What was the benchmark you expected? In other words, assuming that storage was local.
4K random IOPS isn't bad at all if it's an HDD array. Best disks provide ~170 random IOPS per drive and that doesn't scale up linearly by adding disks to the array.
If the array's SSD-based it's an entirely different story of course. There you'd usually have the SAS controller as the main bottleneck.
Also, depending on whether you benchmark a bare server or a VM you would notice a difference at these speeds. The limit if you used VMware storage stack is about 30K random IOPS for many threads combined, either read or write, and, suprpisingly regardless if the disks were RDM or VMFS. If your SRP/iSER initiators are in VM-s that is reportely a lot faster, but we're yet to test it.
I wonder how it fared in the end. We've just finished testing a monster DAS configuration and are about to netowk it (iSER or SRP over QDR IB.)
The card -> card latency of 3us sounds about right for IB, however, theres more to it than that. 0.25ms is 250 microsends, so besides the raw roundtrip time (around 6-10 usec on your switches, you've got 245microseconds to explain. To be honest, 0.24ms is fantastic times for moving data through a storage system - well under whats normally achieved (consider that topend FC arrays costing millions filled with SSDs have trouble doing better than 2-3ms).
There are definitly some interrupts happening, and theres the time needed for the data to move from main memory, through the kernel, get wrapped in IB frames, thrown onto the wire, etc.
Honestly, I dont think anything is wrong....
VCP, VCDX #52, Unix Geek, Storage Nerd
Assuming it's SSD-s, and the array is not RAID6 or RAID5 and that the storage boxes are not caching the requests, the best latency you get off a single SLC SSD is in the range of 100us. RAIDing them in RAID10 or RAID0 won't improve single-thread latency but improves combined performance for multiple threads.

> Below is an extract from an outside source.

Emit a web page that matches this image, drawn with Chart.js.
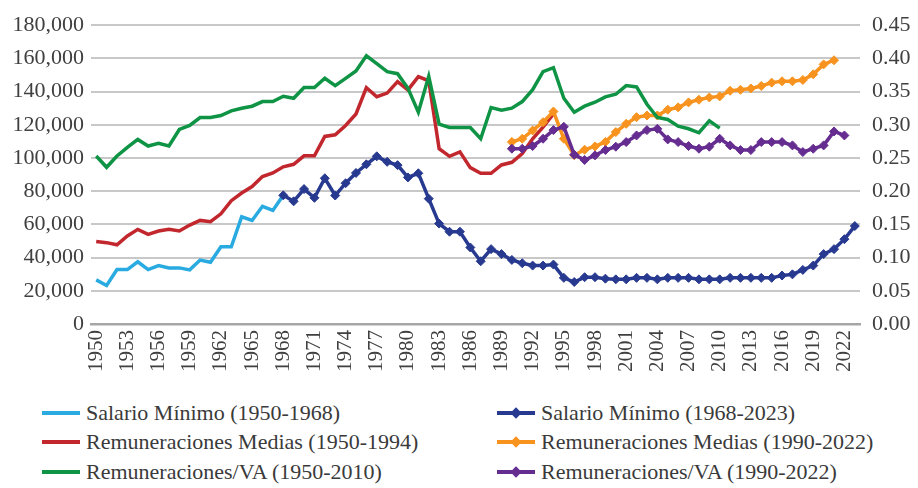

That extra 150us might indeed be explained by wrapping/unwrapping traffic if initiators are in VM-s behind hypervisors, or within hypervisors, which in this case we don't know.
What's more interesting though is, in DAS scenario there is no difference between RDM disks and VMFS storage made of the same SSD-s. Bare server performance on 16 Intel X25-E SSD-s in RAID10 is about 300K/80K read/write IOPS random on 4K blocks, while it's not more than 30K/30K for the VM-s running in VMware hypervisor on the same server off the same array - combined for multiple threads running off a few VM-s.